Exhibition of Works from the Collection 2012, Part 1
At the interface between memory and fiction, documentation and narrative, this exhibition is concerned with shifts in the perception, representation and interpretation of the realities of life. Paintings, photographs, objects, audio and video installations form a walkway through the exhibition that gives rise to questions regarding individual and collective self-empowerment as well as social and political determination.

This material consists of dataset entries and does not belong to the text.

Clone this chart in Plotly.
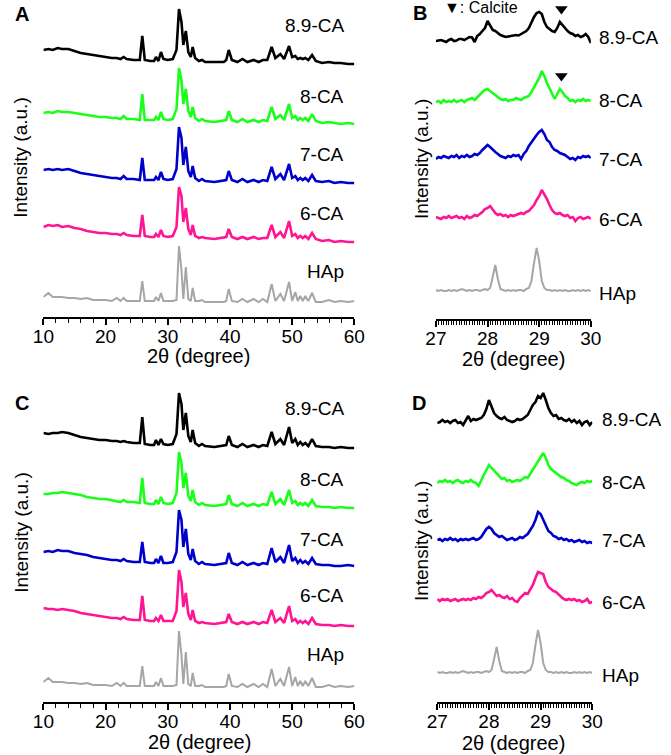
import plotly.graph_objects as go

W, H = 671, 755
FONT = "Arial, Liberation Sans, sans-serif"

# -- Data --
SAMPLES = ["8.9-CA", "8-CA", "7-CA", "6-CA", "HAp"]
COLORS = ["#000000", "#1aff1a", "#0000cc", "#ff1493", "#a6a6a6"]
CALCITE_X = [29.43]

# wide scans, 10-60 deg (panels A and C)
X_WIDE = [10.0, 10.8, 11.5, 12.3, 13.0, 14.0, 15.0, 16.0, 17.0, 18.0,
          19.0, 20.0, 21.0, 21.8, 22.4, 22.9, 23.4, 24.5, 25.5, 25.9,
          26.3, 27.2, 27.8, 28.1, 28.5, 28.9, 29.3, 30.0, 30.8, 31.4,
          31.8, 32.2, 32.5, 32.9, 33.3, 33.7, 34.0, 34.4, 35.0, 35.5,
          36.0, 37.5, 39.0, 39.4, 39.8, 40.3, 41.2, 42.0, 42.8, 43.8,
          44.6, 45.3, 46.0, 46.7, 47.3, 48.1, 48.7, 49.5, 50.0, 50.5,
          50.9, 51.3, 51.7, 52.1, 52.6, 53.2, 53.8, 54.8, 55.9, 56.8,
          57.8, 59.0, 60.0]

A_89 = [14, 15, 14, 16, 15, 15, 13, 11, 10, 9,
        8, 7, 6, 6, 5, 7, 5, 4, 4, 28,
        4, 3, 3, 7, 3, 12, 5, 4, 5, 14,
        55, 42, 19, 33, 12, 7, 17, 6, 3, 4,
        2, 2, 2, 4, 14, 4, 2, 5, 2, 4,
        2, 4, 4, 17, 6, 10, 5, 18, 7, 8,
        5, 6, 5, 6, 4, 9, 3, 1, 2, 1,
        1, 0, 0]
A_8 = [11, 12, 11, 13, 12, 12, 11, 10, 9, 8,
       7, 7, 6, 6, 5, 8, 5, 5, 4, 30,
       4, 4, 4, 7, 4, 12, 5, 4, 5, 15,
       56, 44, 20, 35, 13, 7, 17, 6, 3, 5,
       3, 2, 3, 4, 13, 4, 2, 5, 2, 4,
       2, 4, 3, 17, 5, 9, 4, 20, 6, 8,
       4, 6, 4, 6, 3, 10, 3, 1, 2, 1,
       0, 1, 0]
A_7 = [13, 14, 13, 14, 13, 14, 12, 10, 9, 8,
       7, 6, 5, 5, 4, 7, 4, 4, 3, 25,
       3, 3, 3, 6, 3, 11, 4, 3, 4, 14,
       56, 45, 18, 36, 12, 6, 17, 5, 2, 4,
       2, 1, 2, 3, 12, 3, 1, 4, 1, 3,
       1, 3, 2, 16, 4, 9, 3, 19, 5, 7,
       3, 5, 3, 5, 2, 8, 2, 1, 2, 0,
       1, 0, 0]
A_6 = [15, 17, 16, 17, 15, 16, 14, 13, 11, 10,
       9, 9, 8, 8, 7, 9, 7, 6, 6, 27,
       6, 5, 5, 8, 5, 12, 6, 5, 6, 15,
       55, 46, 20, 34, 13, 7, 17, 6, 4, 5,
       4, 3, 4, 5, 13, 5, 3, 5, 3, 5,
       3, 4, 4, 17, 5, 10, 4, 21, 6, 8,
       4, 6, 4, 6, 3, 9, 3, 1, 2, 0,
       1, 0, 0]
HAP_WIDE = [5, 9, 5, 5, 5, 4, 4, 3, 4, 2,
            2, 2, 1, 4, 1, 4, 1, 1, 1, 21,
            1, 1, 1, 5, 1, 9, 1, 1, 1, 2,
            56, 32, 3, 35, 3, 1, 14, 1, 1, 2,
            0, 0, 0, 1, 13, 1, 0, 3, 0, 3,
            0, 3, 0, 18, 1, 8, 1, 20, 1, 10,
            1, 6, 1, 6, 1, 9, 0, 0, 2, 0,
            1, 0, 1]

C_89 = [15, 14, 15, 15, 16, 15, 13, 11, 10, 9,
        8, 8, 7, 7, 6, 7, 6, 5, 5, 31,
        4, 3, 3, 8, 3, 9, 4, 3, 4, 14,
        55, 44, 18, 35, 12, 6, 18, 5, 2, 4,
        2, 1, 2, 3, 12, 3, 1, 4, 1, 3,
        1, 3, 2, 16, 4, 9, 3, 21, 5, 9,
        3, 6, 3, 5, 2, 9, 2, 1, 1, 0,
        1, 0, 0]
C_8 = [14, 14, 15, 15, 16, 15, 14, 13, 11, 10,
       9, 9, 8, 7, 6, 8, 6, 6, 5, 30,
       5, 4, 4, 8, 4, 11, 5, 4, 5, 15,
       56, 45, 20, 35, 12, 7, 18, 6, 3, 5,
       3, 2, 3, 4, 13, 4, 2, 5, 2, 4,
       2, 4, 3, 16, 4, 9, 3, 18, 5, 7,
       3, 5, 3, 5, 2, 8, 2, 1, 1, 0,
       1, 0, 0]
C_7 = [14, 15, 14, 16, 15, 15, 13, 12, 11, 9,
       8, 7, 6, 6, 5, 7, 5, 4, 4, 24,
       4, 3, 3, 7, 3, 10, 3, 3, 4, 14,
       56, 46, 19, 37, 12, 6, 17, 5, 2, 4,
       2, 1, 2, 3, 13, 3, 1, 4, 1, 3,
       1, 3, 2, 18, 4, 9, 3, 21, 5, 8,
       3, 6, 3, 5, 2, 8, 2, 1, 1, 0,
       0, 1, 0]
C_6 = [18, 17, 17, 16, 17, 16, 15, 13, 12, 11,
       10, 9, 8, 8, 7, 9, 7, 6, 6, 30,
       6, 5, 5, 8, 5, 11, 5, 5, 5, 15,
       56, 44, 19, 33, 12, 6, 16, 5, 3, 4,
       3, 2, 3, 4, 12, 4, 2, 4, 2, 4,
       2, 4, 3, 16, 4, 8, 3, 20, 5, 7,
       3, 5, 3, 5, 2, 8, 2, 1, 1, 0,
       1, 0, 0]

# narrow scans, 27-30 deg (panels B and D)
X_NARROW = [27.00, 27.05, 27.10, 27.15, 27.20, 27.25, 27.30, 27.35, 27.40, 27.45,
            27.50, 27.55, 27.60, 27.65, 27.70, 27.75, 27.80, 27.85, 27.90, 27.95,
            28.00, 28.05, 28.10, 28.15, 28.20, 28.25, 28.30, 28.35, 28.40, 28.45,
            28.50, 28.55, 28.60, 28.65, 28.70, 28.75, 28.80, 28.85, 28.90, 28.95,
            29.00, 29.05, 29.10, 29.15, 29.20, 29.25, 29.30, 29.35, 29.40, 29.45,
            29.50, 29.55, 29.60, 29.65, 29.70, 29.75, 29.80, 29.85, 29.90, 29.95,
            30.00]

B_89 = [1, 1.5, 2, 1, 0, 2, 3, 1, 1.5, 3,
        3, 2, 3.5, 5, 4.5, 0, 6, 8, 11, 14,
        21, 17, 12, 11, 9, 7, 6, 5, 5.5, 6,
        6, 7, 6.5, 8, 9, 11, 14, 20, 25, 29,
        30, 28, 20, 15, 13, 11, 10, 14, 20, 17,
        13, 11, 9, 8, 6, 7, 5, 6, 8, 5,
        -1]
B_8 = [0, 1, -1, 2, 0, 1, 0, 2, 0, 1,
       2, 0, 2, 3, 4, 2, 5, 8, 10, 12,
       13, 11, 9, 7, 5, 3, 2, 3, 1, 2,
       2, 4, 3, 2, 4, 5, 6, 10, 15, 19,
       24, 31, 26, 19, 14, 9, 3, 8, 13, 10,
       6, 4, 1, 2, 0, 2, 1, 3, 1, 2,
       1]
B_7 = [-1, 1, 0, 2, 1, 0, 2, 1, 3, 0,
       2, 1, 3, 1, 2, 4, 3, 5, 8, 11,
       13, 11, 8, 6, 4, 2, 1, 0, 2, 1,
       3, 2, 3, -1, 4, 7, 12, 16, 19, 23,
       26, 28, 24, 18, 16, 11, 8, 7, 5, 4,
       3, 1, -1, 0, -2, 1, 0, 2, 1, 2,
       0]
B_6 = [1, 0, -1, 1, 0, 2, 0, 1, 2, 0,
       1, -1, 2, 0, 1, 3, 2, 4, 6, 9,
       10, 12, 8, 5, 3, 4, 2, 3, 1, 3,
       2, 3, 4, 5, 4, 6, 7, 10, 13, 18,
       22, 28, 24, 19, 13, 8, 5, 4, 5, 3,
       2, 3, 0, 1, -3, 0, 1, -1, 0, 1,
       -1]
HAP_NARROW = [1, 0, 1, 0, 0, 1, 0, 1, 0, 1,
              2, 1, 0, 1, 0, 1, 1, 0, 1, 2,
              1, 3, 14, 26, 12, 2, 1, 0, 1, 0,
              1, 0, 1, 1, 0, 2, 3, 10, 28, 43,
              30, 10, 3, 1, 1, 0, 1, 0, 1, 0,
              1, 0, 0, 1, 0, 1, 0, 1, 0, 1,
              0]

D_89 = [-1, 0, 2, 0, 1, -1, 1, 2, -1, 0,
        -3, 1, 6, 1, 3, 2, 3, 4, 7, 13,
        22, 16, 9, 6, 4, 3, 5, 2, 1, 0,
        1, 3, 2, 3, 5, 7, 12, 17, 20, 26,
        24, 29, 22, 14, 9, 6, 7, 3, 4, 2,
        1, 3, 0, 2, -1, 1, -3, 0, 1, -3,
        0]
D_8 = [0, 2, 1, 3, 1, 2, 0, 2, 3, 1,
       0, 2, 1, 3, 1, 0, -3, 3, 8, 13,
       18, 15, 12, 9, 7, 4, 5, 2, 3, 1,
       2, 3, 2, 4, 6, 5, 9, 13, 17, 22,
       26, 30, 25, 18, 14, 12, 10, 8, 6, 5,
       3, 2, 0, -1, -2, 0, 1, 0, 2, 1,
       2]
D_7 = [0, 1, -1, 1, 0, 2, 0, 1, -1, 1,
       0, 1, 0, 1, 2, 0, 1, 3, 7, 11,
       13, 11, 7, 5, 3, 4, 2, 0, 1, 2,
       0, 1, 3, 2, 4, 6, 10, 14, 20, 28,
       26, 20, 14, 9, 7, 4, 3, 1, 2, 0,
       1, -1, 0, -2, -1, 0, -2, -1, -3, -2,
       -3]
D_6 = [1, -1, 1, 0, 1, -1, 0, 1, -1, 0,
       1, 0, 1, 0, 2, 1, 3, 2, 4, 7,
       8, 10, 7, 4, 5, 3, 2, 4, 1, 2,
       -1, -2, 2, 5, 7, 6, 11, 15, 22, 28,
       27, 26, 18, 13, 11, 9, 8, 5, 3, 1,
       0, 1, 0, 1, -1, 0, -2, -1, 1, -3,
       -2]

# vertical stacking offsets (same order as SAMPLES)
OFFSETS_A = [253, 193, 134, 75, 15]
OFFSETS_B = [277, 217, 161, 101, 28]
OFFSETS_C = [254, 194, 136, 76, 15]
OFFSETS_D = [280, 219, 162, 102, 29]


def px(x):
   return x / W

def py(y):
   return 1 - y / H

def note(text, x, y, xanchor="center", **kw):
   """Text placed at a pixel position of the page (paper coordinates)"""
   return dict(text=text, x=px(x), y=py(y), xref="paper", yref="paper",
               xanchor=xanchor, yanchor="middle", showarrow=False, **kw)


# -- Panel setup (pixel boxes of the reference) --
panels = [
   dict(letter="A", ax="", x=X_WIDE, series=[A_89, A_8, A_7, A_6, HAP_WIDE], offsets=OFFSETS_A,
        xbox=(33.5, 355), ybox=(317, 5), xr=[10, 60], dtick=10, minor=2, letter_pos=(11, 14),
        ytitle=(10, 158), xtitle=(194, 356), label_x=346, label_side="right",
        label_y=[25.5, 97, 154, 213, 272], calcite=False),
   dict(letter="B", ax="2", x=X_NARROW, series=[B_89, B_8, B_7, B_6, HAP_NARROW], offsets=OFFSETS_B,
        xbox=(439.3, 599.5), ybox=(319, 5), xr=[27, 30], dtick=1, minor=0.05, letter_pos=(423, 13),
        ytitle=(424, 159), xtitle=(520, 359), label_x=606, label_side="left",
        label_y=[37, 100, 159, 220, 293], calcite=True),
   dict(letter="C", ax="3", x=X_WIDE, series=[C_89, C_8, C_7, C_6, HAP_WIDE], offsets=OFFSETS_C,
        xbox=(33.5, 355), ybox=(702, 388), xr=[10, 60], dtick=10, minor=2, letter_pos=(11, 403),
        ytitle=(10, 533), xtitle=(195, 742), label_x=346, label_side="right",
        label_y=[409, 479, 539, 595, 654], calcite=False),
   dict(letter="D", ax="4", x=X_NARROW, series=[D_89, D_8, D_7, D_6, HAP_NARROW], offsets=OFFSETS_D,
        xbox=(440.7, 601), ybox=(702, 388), xr=[27, 30], dtick=1, minor=0.05, letter_pos=(422, 403),
        ytitle=(424, 541), xtitle=(520, 743), label_x=609, label_side="left",
        label_y=[420, 482, 540, 602, 675], calcite=False),
]

fig = go.Figure()
layout = dict(
   width=W, height=H,
   margin=dict(l=0, r=0, t=0, b=0),
   paper_bgcolor="white", plot_bgcolor="white",
   showlegend=False,
   font=dict(family=FONT, size=19, color="black"),
)
annotations = []

for p in panels:
   xa = "x" + p["ax"]
   ya = "y" + p["ax"]
   for name, vals, off, col in zip(SAMPLES, p["series"], p["offsets"], COLORS):
      fig.add_trace(go.Scatter(
         x=p["x"], y=[v + off for v in vals], mode="lines", name=name,
         line=dict(color=col, width=2.0 if name == "HAp" else 2.6),
         xaxis=xa, yaxis=ya, hoverinfo="skip"))

   # calcite markers above 8.9-CA and 8-CA
   if p["calcite"]:
      for vals, off in zip(p["series"][:2], p["offsets"][:2]):
         peak = max(v for xv, v in zip(p["x"], vals) if abs(xv - CALCITE_X[0]) < 0.06)
         fig.add_trace(go.Scatter(
            x=CALCITE_X, y=[off + peak + 13], mode="markers",
            marker=dict(symbol="triangle-down", size=11, color="black"),
            xaxis=xa, yaxis=ya, hoverinfo="skip"))
      annotations.append(note("▼: Calcite", 486, 8, font=dict(size=16)))

   y0, y1 = p["ybox"]
   layout["xaxis" + p["ax"]] = dict(
      domain=[px(p["xbox"][0]), px(p["xbox"][1])], range=p["xr"], anchor=ya,
      showline=True, linecolor="black", linewidth=2, mirror=False,
      ticks="outside", ticklen=6, tickwidth=2, tickcolor="black", dtick=p["dtick"],
      tickfont=dict(size=19), ticklabelstandoff=-5, showgrid=False, zeroline=False,
      minor=dict(dtick=p["minor"], ticks="outside", ticklen=4, tickwidth=1.2, tickcolor="black"),
   )
   layout["yaxis" + p["ax"]] = dict(
      domain=[py(y0), py(y1)], range=[0, y0 - y1], anchor=xa, visible=False,
   )

   # panel letter, axis titles, sample labels
   annotations.append(note("<b>%s</b>" % p["letter"], *p["letter_pos"], font=dict(size=20)))
   annotations.append(note("Intensity (a.u.)", *p["ytitle"], textangle=-90))
   annotations.append(note("2θ (degree)", *p["xtitle"], font=dict(size=20)))
   for name, ly in zip(SAMPLES, p["label_y"]):
      annotations.append(note(name, p["label_x"], ly, xanchor=p["label_side"]))

layout["annotations"] = annotations
fig.update_layout(**layout)

# page body has a default 8px margin; drop it so the figure fills the window
fig.write_html("out.html", config={"displayModeBar": False},
               post_script="document.body.style.margin = '0';")
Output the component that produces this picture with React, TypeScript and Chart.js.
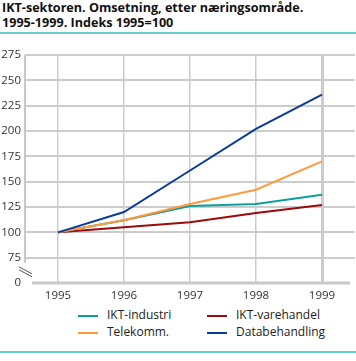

Collections produce various systems of order, and are themselves the subject of reflection (Carola Dertnig, Olaf Nicolai). For the most part, the works shown here are connected with the GfZK’s exhibitions, art prizes and artists’ scholarships. In this way the themes are often context-specific, focusing on the East German past, the division of Germany and the individual and general dimensions of the processes of transformation (Dorit Margreiter, Ilya Kabakov, Sven Johne, Peter Riedlinger). Frontier crossers (A. R. Penck, Blinky Palermo, Imi Knoebel, Erasmus Schröter), and also documentary approaches (Sibylle Bergemann, Thomas Struth, Bernd Cramer) clearly point towards this transition. Again and again, production conditions (Carlfriedrich Claus, Neo Rauch) as well as socially and ideologically determined images of humanity and gender stereotypes (Mandy Gehrt, Rosemarie Trockel) also play a significant role. Throughout the conscious development of the museum’s initial inventory, interest in the latter is reflected in the growing number of works by female artists in the collection.